Eram tempos sombrios. Às vezes, no meio de uma peça tea­tral, ou de um show musical, a polícia invadia o recinto armada até os dentes e encerrava o espetáculo, levando alguns artistas presos para prestar depoimento nos órgãos da repressão. Muitos tiveram que deixar o País, pois eram “má influencia” para a juven­tude. A repressão torturou e matou milhares de pessoas, e muitos ficaram com sequelas permanentes. Além da repressão oficial, havia também os grupos de extermínio formados por policiais que faziam o serviço sujo nas periferias pobres.

Livros e filmes foram queimados e colocados na clandestini­dade, as letras das músicas sofreram horrores nas mãos da dita­dura, até samba-enredo teve a letra censurada.
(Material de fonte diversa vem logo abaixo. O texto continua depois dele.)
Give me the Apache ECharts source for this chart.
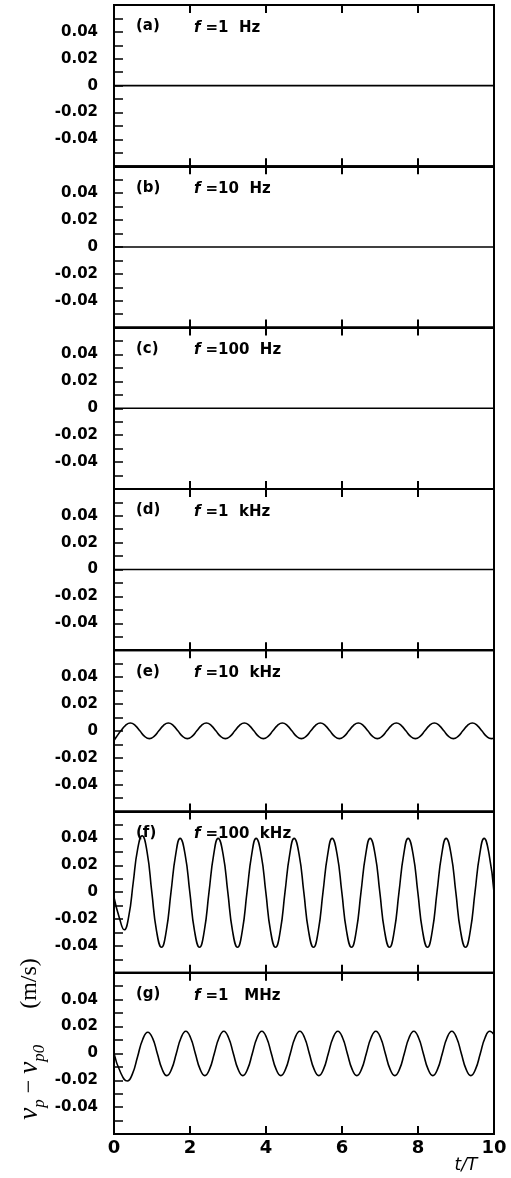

Torturar e matar eram coisas corriqueiras para essa gente, tanto que, em 1975, assassinaram, nas dependências do DOI-Codi, em São Paulo, o jornalista e apresentador da TV Cultura Vladimir Herzog, e na maior desfaçatez simularam um suicídio, que foi contestado pela Igreja Católica e a OAB.

Este período de sombras foi o de maior corrupção do País: o escândalo da mandioca, o caso Capemi, o Projeto Jari, o caso da Delfin foram apenas alguns que sangraram o erário público. Mas, ao que parece, os fatos históricos deste período de terror não chegaram às novas gerações, que falam do regime sem ter conhecimento, ou por mau-caratismo mesmo. Já os mais velhos, além do mau-caratismo, dormiram em berço esplêndido e não viram a vida passar.

Como qualificar o ser humano que comemora a tortura e a morte?